─── PROVIDED DATA

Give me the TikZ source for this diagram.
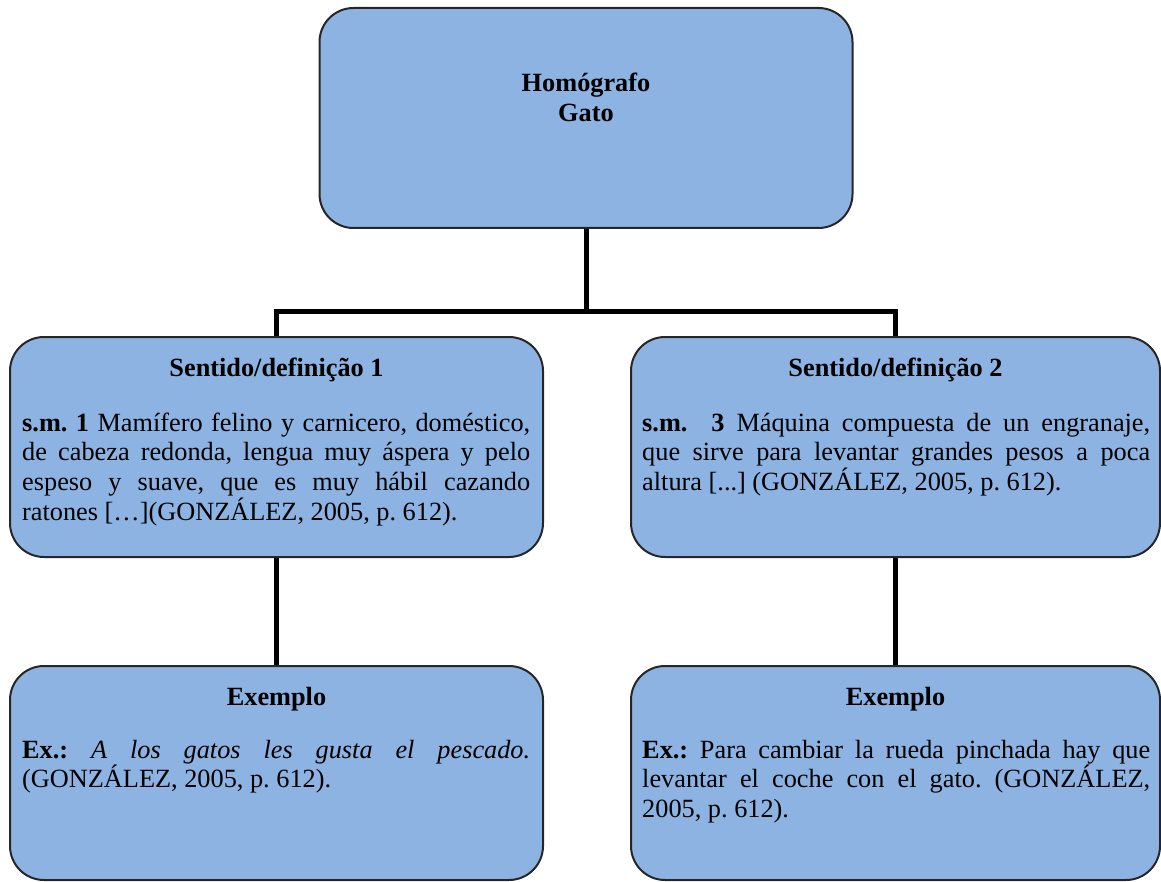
\documentclass[tikz,border=0pt]{standalone}
\usepackage{fontspec}
\setmainfont{Liberation Serif}
\frenchspacing
\definecolor{boxblue}{HTML}{8DB3E2}
% justified body paragraph, first baseline at the node's base
\newcommand{\bodypar}[1]{\parbox[t]{508pt}{\tolerance=10000 \hyphenpenalty=10000
  \frenchspacing\fontsize{26.3}{29.8}\selectfont #1}}
\begin{document}
\begin{tikzpicture}[x=1pt,y=-1pt,
  box/.style={draw=black!85, line width=2pt, fill=boxblue,
    rounded corners=34pt, inner sep=0pt, minimum height=220pt},
  wide/.style={minimum width=533pt},
  narrow/.style={minimum width=529pt},
  head/.style={inner sep=0pt, anchor=base, font=\fontsize{26.3}{29.8}\selectfont\bfseries},
  body/.style={inner sep=0pt, anchor=base west},
  link/.style={line width=5pt, draw=black, line join=miter}]
\useasboundingbox (0,0) rectangle (1161,882);

% boxes
\node[box, wide] (top) at (586,118) {};
\node[box, wide] (s1) at (276.5,447) {};
\node[box, narrow] (s2) at (895.5,447) {};
\node[box, wide, minimum height=214pt] (e1) at (276.5,773) {};
\node[box, narrow, minimum height=214pt] (e2) at (895.5,773) {};

% connectors
\coordinate (hub) at (586,312);
\draw[link] (top.south) -- (hub);
\draw[link] (s1.north) |- (hub) -| (s2.north);
\draw[link] (s1.south) -- (e1.north);
\draw[link] (s2.south) -- (e2.north);

% title
\node[inner sep=0pt, anchor=base, font=\fontsize{26.3}{29.8}\selectfont\bfseries] (toptxt) at (586,92)
  {\parbox[t]{300pt}{\centering Homógrafo\\Gato}};

% sense 1
\node[head] (s1h) at (276.5,376) {Sentido/definição 1};
\node[body] (s1b) at (22,431) {\bodypar{\textbf{s.m. 1} Mamífero felino y carnicero, doméstico,\linebreak
  de cabeza redonda, lengua muy áspera y pelo\linebreak
  espeso y suave, que es muy hábil cazando\linebreak
  ratones […](GONZÁLEZ, 2005, p. 612).}};

% sense 2
\node[head] (s2h) at (895.5,376) {Sentido/definição 2};
\node[body] (s2b) at (642,431) {\bodypar{\textbf{s.m.}\ \ \textbf{3} Máquina compuesta de un engranaje,\linebreak
  que sirve para levantar grandes pesos a poca\linebreak
  altura [...] (GONZÁLEZ, 2005, p. 612).}};

% example 1
\node[head] (e1h) at (276.5,705) {Exemplo};
\node[body] (e1b) at (22,758) {\bodypar{\textbf{Ex.:} \textit{A los gatos les gusta el pescado.}\linebreak
  (GONZÁLEZ, 2005, p. 612).}};

% example 2
\node[head] (e2h) at (895.5,705) {Exemplo};
\node[body] (e2b) at (642,758) {\bodypar{\textbf{Ex.:} Para cambiar la rueda pinchada hay que\linebreak
  levantar el coche con el gato. (GONZÁLEZ,\linebreak
  2005, p. 612).}};
\end{tikzpicture}
\end{document}
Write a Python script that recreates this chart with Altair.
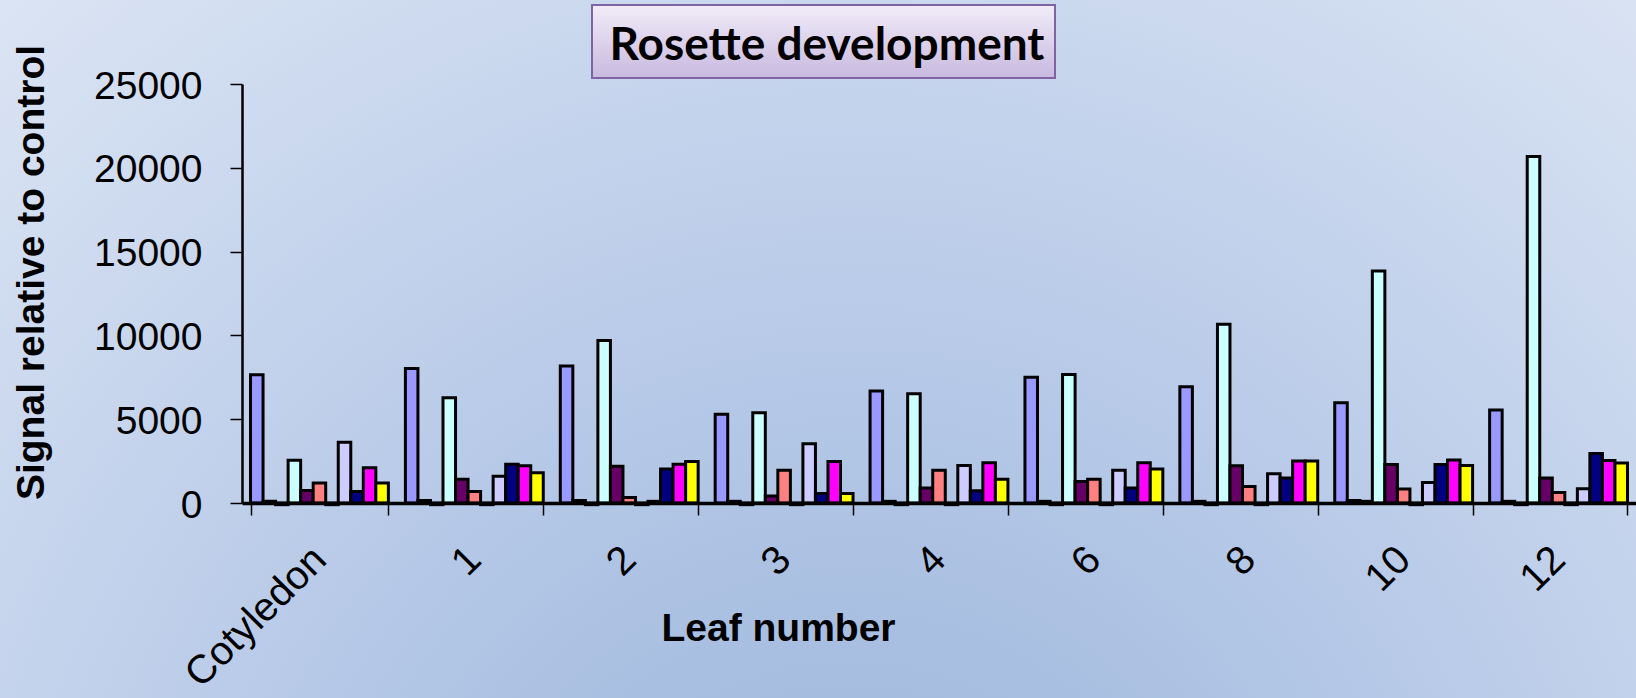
import altair as alt
import pandas as pd

# Leaf positions along the rosette
leaves = ["Cotyledon", "1", "2", "3", "4", "6", "8", "10", "12"]

# Eleven probes per leaf, drawn with the classic spreadsheet palette
series = ["P01", "P02", "P03", "P04", "P05", "P06", "P07", "P08", "P09", "P10", "P11"]
colors = ["#9999FF", "#993366", "#FFFFCC", "#CCFFFF", "#660066", "#FF8080",
          "#0066CC", "#CCCCFF", "#000080", "#FF00FF", "#FFFF00"]

# Signal relative to control, one list per leaf (values in probe order)
cotyledon = [7650, 100, -100, 2550, 740, 1200, -100, 3620, 690, 2110, 1200]
leaf_1 = [8030, 150, -100, 6280, 1410, 690, -100, 1590, 2310, 2230, 1800]
leaf_2 = [8180, 150, -100, 9700, 2200, 330, -100, 100, 2030, 2310, 2470]
leaf_3 = [5290, 100, -100, 5380, 420, 1960, -100, 3540, 570, 2470, 570]
leaf_4 = [6680, 100, -100, 6520, 890, 1960, -100, 2240, 730, 2400, 1410]
leaf_6 = [7510, 100, -100, 7670, 1290, 1410, -100, 1960, 890, 2400, 2030]
leaf_8 = [6930, 100, -100, 10660, 2220, 990, -100, 1750, 1490, 2500, 2500]
leaf_10 = [5980, 150, 100, 13840, 2300, 830, -100, 1230, 2300, 2570, 2240]
leaf_12 = [5550, 100, -100, 20680, 1490, 630, -100, 850, 2960, 2530, 2380]

groups = [cotyledon, leaf_1, leaf_2, leaf_3, leaf_4, leaf_6, leaf_8, leaf_10, leaf_12]

rows = []
for leaf, vals in zip(leaves, groups):
    for s, v in zip(series, vals):
        rows.append({"leaf": leaf, "probe": s, "signal": v})
df = pd.DataFrame(rows)

W, H = 1394, 419
PAD = {"left": 242, "top": 84, "right": 0, "bottom": 195}
FONT = "Liberation Sans"

one = pd.DataFrame({"k": [0]})

# Soft radial backdrop covering the whole canvas
backdrop = alt.Chart(one).mark_rect(
    color={
        "gradient": "radial",
        "x1": 0.52, "y1": 0.88, "r1": 0,
        "x2": 0.52, "y2": 0.88, "r2": 0.8,
        "stops": [
            {"offset": 0, "color": "#98b3d9"},
            {"offset": 0.45, "color": "#b5c8e7"},
            {"offset": 1, "color": "#dce5f4"},
        ],
    }
).encode(
    x=alt.value(-PAD["left"]), x2=alt.value(W + PAD["right"]),
    y=alt.value(-PAD["top"]), y2=alt.value(H + PAD["bottom"]),
)

# Framed title box
title_box = alt.Chart(one).mark_rect(
    color={
        "gradient": "linear", "x1": 0, "y1": 0, "x2": 0, "y2": 1,
        "stops": [
            {"offset": 0, "color": "#f1ecf8"},
            {"offset": 1, "color": "#c8b9df"},
        ],
    },
    stroke="#8064a2", strokeWidth=2,
).encode(
    x=alt.value(350), x2=alt.value(813),
    y=alt.value(-79), y2=alt.value(-6),
)

title_text = alt.Chart(one).mark_text(
    text="Rosette development", font="Lato", fontWeight="bold",
    fontSize=46, align="center", baseline="alphabetic", color="black",
).encode(x=alt.value(585), y=alt.value(-24))

bars = alt.Chart(df).mark_bar(stroke="black", strokeWidth=3).encode(
    x=alt.X(
        "leaf:N", sort=leaves, title="Leaf number",
        scale=alt.Scale(paddingInner=0.11, paddingOuter=0.055),
        axis=alt.Axis(
            labelAngle=-45, labelAlign="right", labelBaseline="middle",
            labelFont=FONT, labelFontSize=40, labelColor="black",
            labelPadding=38, labelOffset=0, labelLimit=400, labelOverlap=False,
            tickBand="extent", tickSize=12, tickColor="black", tickWidth=1.5,
            domainColor="black", domainWidth=3.5,
            titleFont=FONT, titleFontSize=39, titleFontWeight="bold",
            titleColor="black", titleX=536, titleY=137,
            titleAlign="center", titleBaseline="alphabetic", zindex=1,
        ),
    ),
    xOffset=alt.XOffset("probe:N", sort=series,
                        scale=alt.Scale(paddingInner=0, paddingOuter=0)),
    y=alt.Y(
        "signal:Q", title="Signal relative to control",
        scale=alt.Scale(domain=[0, 25000], nice=False, zero=True),
        axis=alt.Axis(
            values=[0, 5000, 10000, 15000, 20000, 25000], format="d",
            labelFont=FONT, labelFontSize=39, labelColor="black",
            labelPadding=28, labelOffset=2,
            tickSize=12, tickColor="black", tickWidth=1.5,
            domainColor="black", domainWidth=2.5, grid=False,
            titleFont=FONT, titleFontSize=39, titleFontWeight="bold",
            titleColor="black", titleAngle=270, titleX=-199, titleY=188,
            titleAlign="center", titleBaseline="alphabetic", zindex=1,
        ),
    ),
    color=alt.Color("probe:N", scale=alt.Scale(domain=series, range=colors),
                    legend=None),
)

chart = alt.layer(backdrop, title_box, title_text, bars).properties(
    width=W, height=H, padding=PAD,
    autosize=alt.AutoSizeParams(type="none"),
    background="#dfe8f6",
).configure_view(stroke=None)

chart.save("out.html", embed_options={"renderer": "svg", "actions": False})
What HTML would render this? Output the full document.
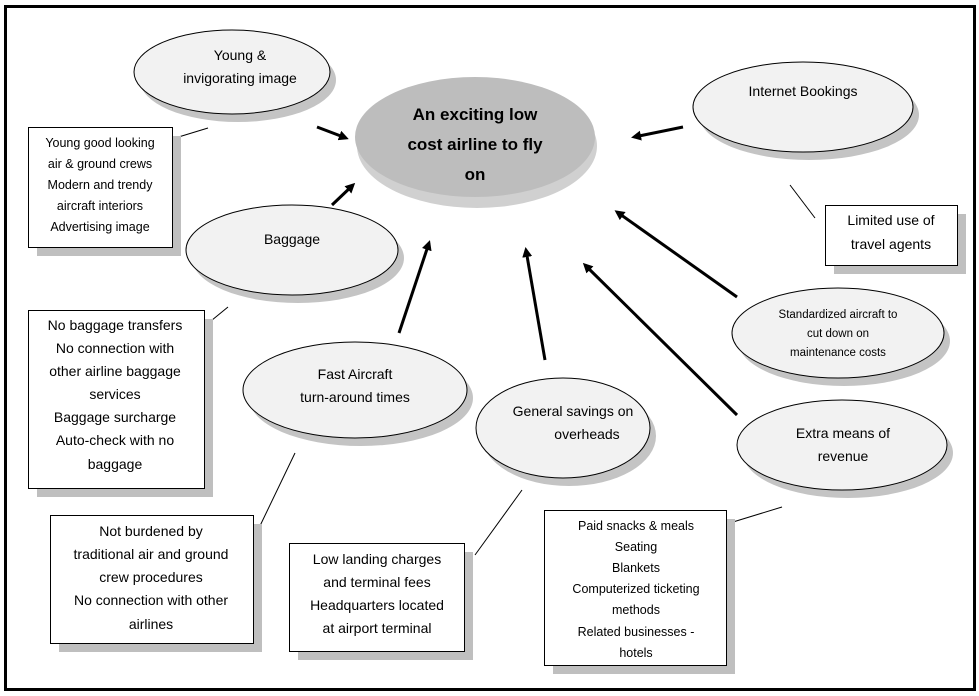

──────

TO BE DONE: Each line containing "this" counts once; state the total number of such lines and nothing else.

CORRECT RESPONSE: 3